In modern industrial systems, electric motors are the backbone of various processes—from pumps and blowers to conveyors and compressors. Due to their vital role, motor failure can cause costly downtime and disrupt productivity.
One smart approach to prevent this is to analyze the Power Quality Spectrum as a condition monitoring tool for electric motors.
What is a Power Quality Spectrum?
A Power Quality Spectrum is the result of a frequency analysis of an electrical signal (voltage or current) using the Fast Fourier Transform (FFT) method.
This analysis converts the signal from the time domain to the frequency domain—so that hidden disturbances in the electrical system can be clearly identified as specific harmonic components.
Example:
- A healthy motor has a dominant signal at 50 Hz (the fundamental frequency).

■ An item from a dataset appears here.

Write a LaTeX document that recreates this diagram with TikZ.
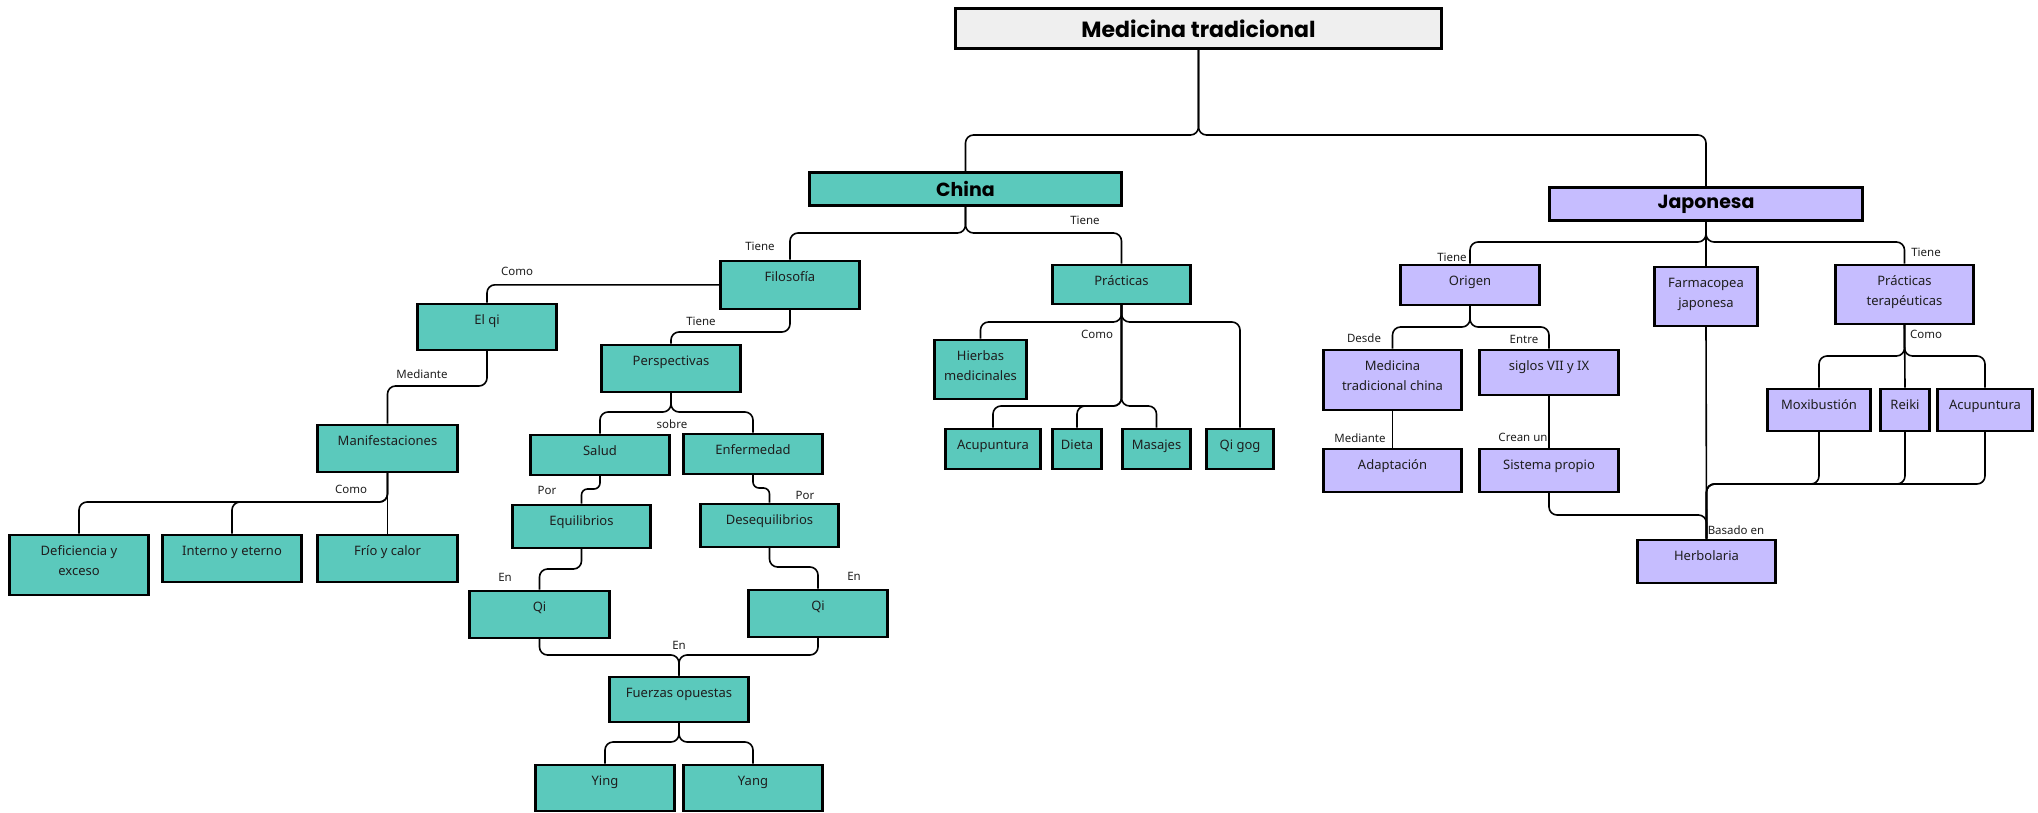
\documentclass[tikz,border=0pt]{standalone}
\usepackage{fontspec}
\setmainfont{Noto Sans}
\newfontfamily\titlefont{Poppins}
\definecolor{tealbox}{HTML}{5BC9BC}
\definecolor{lavbox}{HTML}{C6BDFF}
\definecolor{graybox}{HTML}{EFEFEF}
\definecolor{txt}{HTML}{1E1E1E}
\newcommand\twoline[2]{\begin{tabular}[t]{@{}c@{}}#1\\#2\end{tabular}}
\begin{document}
\begin{tikzpicture}[x=1pt,y=-1pt,
  box/.style={draw=black, line width=2.6pt, anchor=north, inner ysep=0pt, inner xsep=2pt,
    text height=21pt, font=\fontsize{13}{19.5}\selectfont, text=txt},
  tbox/.style={box, fill=tealbox},
  pbox/.style={box, fill=lavbox},
  head/.style={draw=black, line width=2.6pt, inner sep=0pt, text=black,
    font=\titlefont\bfseries\fontsize{19}{22}\selectfont},
  link/.style={draw=black, line width=1.6pt, rounded corners=8pt},
  lab/.style={font=\fontsize{11.5}{13}\selectfont, text=txt, inner sep=0pt}]
\useasboundingbox (0,0) rectangle (2038,812);

% headers
\node[head, fill=graybox, minimum width=486pt, minimum height=40pt,
  font=\titlefont\bfseries\fontsize{22}{24}\selectfont] (top) at (1198.5,28.5) {Medicina tradicional};
\node[head, fill=tealbox, minimum width=312pt, minimum height=33pt] (china) at (965.5,189) {China};
\node[head, fill=lavbox, minimum width=313pt, minimum height=33pt] (jap) at (1706,204) {Japonesa};

% China branch
\node[tbox, minimum width=139pt, text depth=27pt] (filo) at (790,259.5) {Filosofía};
\node[tbox, minimum width=139pt, text depth=25pt] (elqi) at (487,302.5) {El qi};
\node[tbox, minimum width=139pt, text depth=26pt] (persp) at (671,343.5) {Perspectivas};
\node[tbox, minimum width=140pt, text depth=26pt] (manif) at (387.5,423.5) {Manifestaciones};
\node[tbox, minimum width=139pt, text depth=19pt] (salud) at (600,433.5) {Salud};
\node[tbox, minimum width=139pt, text depth=19pt] (enf) at (753,432.5) {Enfermedad};
\node[tbox, minimum width=139pt, text depth=39pt] (defic) at (79,533.5) {\twoline{Deficiencia y}{exceso}};
\node[tbox, minimum width=139pt, text depth=26pt] (interno) at (232,533.5) {Interno y eterno};
\node[tbox, minimum width=140pt, text depth=26pt] (frio) at (387.5,533.5) {Frío y calor};
\node[tbox, minimum width=138pt, text depth=22pt] (equil) at (581.5,503.5) {Equilibrios};
\node[tbox, minimum width=138pt, text depth=22pt] (deseq) at (769.5,502.5) {Desequilibrios};
\node[tbox, minimum width=140pt, text depth=26pt] (qil) at (539.5,589.5) {Qi};
\node[tbox, minimum width=139pt, text depth=26pt] (qir) at (818,588.5) {Qi};
\node[tbox, minimum width=139pt, text depth=24pt] (fuerzas) at (679,675.5) {Fuerzas opuestas};
\node[tbox, minimum width=139pt, text depth=25pt] (ying) at (605,763.5) {Ying};
\node[tbox, minimum width=139pt, text depth=25pt] (yang) at (753,763.5) {Yang};
\node[tbox, minimum width=138pt, text depth=18pt] (pracC) at (1121.5,263.5) {Prácticas};
\node[tbox, minimum width=92pt, text depth=38pt] (hierbas) at (980.5,338.5) {\twoline{Hierbas}{medicinales}};
\node[tbox, minimum width=95pt, text depth=19pt] (acuC) at (993,427.5) {Acupuntura};
\node[tbox, minimum width=49pt, text depth=19pt] (dieta) at (1077,427.5) {Dieta};
\node[tbox, minimum width=68pt, text depth=19pt] (masajes) at (1156.5,427.5) {Masajes};
\node[tbox, minimum width=67pt, text depth=19pt] (qigog) at (1240,427.5) {Qi gog};

% Japan branch
\node[pbox, minimum width=139pt, text depth=19pt] (origen) at (1470,263.5) {Origen};
\node[pbox, minimum width=103pt, text depth=38pt] (farma) at (1706,265.5) {\twoline{Farmacopea}{japonesa}};
\node[pbox, minimum width=138pt, text depth=38pt] (pt) at (1904.5,263.5) {\twoline{Prácticas}{terapéuticas}};
\node[pbox, minimum width=138pt, text depth=39pt] (mtc) at (1392.5,348.5) {\twoline{Medicina}{tradicional china}};
\node[pbox, minimum width=139pt, text depth=24pt] (siglos) at (1549,348.5) {siglos VII y IX};
\node[pbox, minimum width=138pt, text depth=22pt] (adapt) at (1392.5,447.5) {Adaptación};
\node[pbox, minimum width=139pt, text depth=22pt] (sistema) at (1549,447.5) {Sistema propio};
\node[pbox, minimum width=138pt, text depth=22pt] (herbo) at (1706.5,538.5) {Herbolaria};
\node[pbox, minimum width=103pt, text depth=21pt] (moxi) at (1819,387.5) {Moxibustión};
\node[pbox, minimum width=49pt, text depth=21pt] (reiki) at (1905,387.5) {Reiki};
\node[pbox, minimum width=95pt, text depth=21pt] (acuJ) at (1985,387.5) {Acupuntura};

% connectors
\draw[link] (top.south) -- (top.south |- 0,135) -| (china.north);
\draw[link] (top.south) -- (top.south |- 0,135) -| (jap.north);
\draw[link] (china.south) -- (china.south |- 0,233) -| (filo.north);
\draw[link] (china.south) -- (china.south |- 0,233) -| (pracC.north);
\draw[link] (filo.west) -| (elqi.north);
\draw[link] (filo.south) -- (filo.south |- 0,332) -| (persp.north);
\draw[link] (elqi.south) -- (elqi.south |- 0,386) -| (manif.north);
\draw[link] (manif.south) -- (manif.south |- 0,502) -| (defic.north);
\draw[link] (manif.south) -- (manif.south |- 0,502) -| (interno.north);
\draw[link] (manif.south) -- (frio.north);
\draw[link] (persp.south) -- (persp.south |- 0,412) -| (salud.north);
\draw[link] (persp.south) -- (persp.south |- 0,412) -| (enf.north);
\draw[link, rounded corners=6pt] (salud.south) -- (salud.south |- 0,489) -| (equil.north);
\draw[link, rounded corners=6pt] (enf.south) -- (enf.south |- 0,488) -| (deseq.north);
\draw[link] (equil.south) -- (equil.south |- 0,569) -| (qil.north);
\draw[link] (deseq.south) -- (deseq.south |- 0,567) -| (qir.north);
\draw[link] (qil.south) -- (qil.south |- 0,655) -| (fuerzas.north);
\draw[link] (qir.south) -- (qir.south |- 0,655) -| (fuerzas.north);
\draw[link] (fuerzas.south) -- (fuerzas.south |- 0,742) -| (ying.north);
\draw[link] (fuerzas.south) -- (fuerzas.south |- 0,742) -| (yang.north);
\draw[link] (pracC.south) -- (pracC.south |- 0,322) -| (hierbas.north);
\draw[link] (pracC.south) -- (pracC.south |- 0,322) -| (qigog.north);
\draw[link] (pracC.south) -- (pracC.south |- 0,406) -| (acuC.north);
\draw[link] (pracC.south) -- (pracC.south |- 0,406) -| (dieta.north);
\draw[link] (pracC.south) -- (pracC.south |- 0,406) -| (masajes.north);
\draw[link] (jap.south) -- (jap.south |- 0,242) -| (origen.north);
\draw[link] (jap.south) -- (farma.north);
\draw[link] (jap.south) -- (jap.south |- 0,242) -| (pt.north);
\draw[link] (origen.south) -- (origen.south |- 0,327) -| (mtc.north);
\draw[link] (origen.south) -- (origen.south |- 0,327) -| (siglos.north);
\draw[link] (mtc.south) -- (adapt.north);
\draw[link] (siglos.south) -- (sistema.north);
\draw[link] (pt.south) -- (pt.south |- 0,356) -| (moxi.north);
\draw[link] (pt.south) -- (reiki.north);
\draw[link] (pt.south) -- (pt.south |- 0,356) -| (acuJ.north);
\draw[link] (farma.south) -- (herbo.north);
\draw[link] (sistema.south) -- (sistema.south |- 0,515) -| (herbo.north);
\draw[link] (moxi.south) -- (moxi.south |- 0,484) -| (herbo.north);
\draw[link] (reiki.south) -- (reiki.south |- 0,484) -| (herbo.north);
\draw[link] (acuJ.south) -- (acuJ.south |- 0,484) -| (herbo.north);

% labels
\node[lab] (l1) at (760,246) {Tiene};
\node[lab] (l2) at (1085,220) {Tiene};
\node[lab] (l3) at (517,271) {Como};
\node[lab] (l4) at (701,321) {Tiene};
\node[lab] (l5) at (422,374) {Mediante};
\node[lab] (l6) at (351,489) {Como};
\node[lab] (l7) at (672,424) {sobre};
\node[lab] (l8) at (547,490) {Por};
\node[lab] (l9) at (805,495) {Por};
\node[lab] (l10) at (505,577) {En};
\node[lab] (l11) at (854,576) {En};
\node[lab] (l12) at (679,645) {En};
\node[lab] (l13) at (1097,334) {Como};
\node[lab] (l14) at (1452,257) {Tiene};
\node[lab] (l15) at (1926,252) {Tiene};
\node[lab] (l16) at (1364,338) {Desde};
\node[lab] (l17) at (1524,339) {Entre};
\node[lab] (l18) at (1360,438) {Mediante};
\node[lab] (l19) at (1523,437) {Crean un};
\node[lab] (l20) at (1736,530) {Basado en};
\node[lab] (l21) at (1926,334) {Como};
\end{tikzpicture}
\end{document}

- A faulty motor has additional frequencies such as 100 Hz, 150 Hz, or even certain sidebands due to vibration, unbalance, or bearing damage.
Why is a Power Quality Spectrum Important for Electric Motors?
This spectrum analysis allows technicians to detect early signs of motor failure without having to open or stop the machine.
Unlike a physical inspection, this method is non-intrusive and can be performed from the electrical panel.
Types of Motor Faults That Can Be Detected
1. Unbalance or Misalignment
- The appearance of asymmetrical harmonics between phases.
- Visible increase in components at frequencies 2× or 3× the fundamental frequency.
2. Bearing Fault
- Causes specific vibration frequencies (bearing fault frequencies) to appear in the motor current spectrum.
3. Rotor Bar Fault
- Identified through sidebands around the fundamental frequency (e.g., 50± slip frequency).
4. Inverter Overload or Harmonics
- Visible by an increase in high harmonics (5th, 7th, 11th, etc.).
With this analysis, the maintenance team can identify fault patterns early and schedule repairs before total failure occurs.
Integration with Predictive Maintenance Systems
Power Quality Spectrum is now widely used as part of data-driven predictive maintenance.
Current and voltage sensors are monitored in real time, the data is analyzed using FFT algorithms or AI pattern recognition, and the system automatically notifies if anomalous patterns are detected.
This combination results in a maintenance system that:
- is efficient and cost-effective,
- reduces the risk of unexpected downtime,
- increases the lifespan of motors and related equipment.
Conclusion
Monitoring the condition of electric motors using Power Quality Spectrum is a modern approach to maintaining the reliability of industrial systems.
This method not only measures whether the electricity is "clean" but also identifies sources of disturbances directly related to motor health.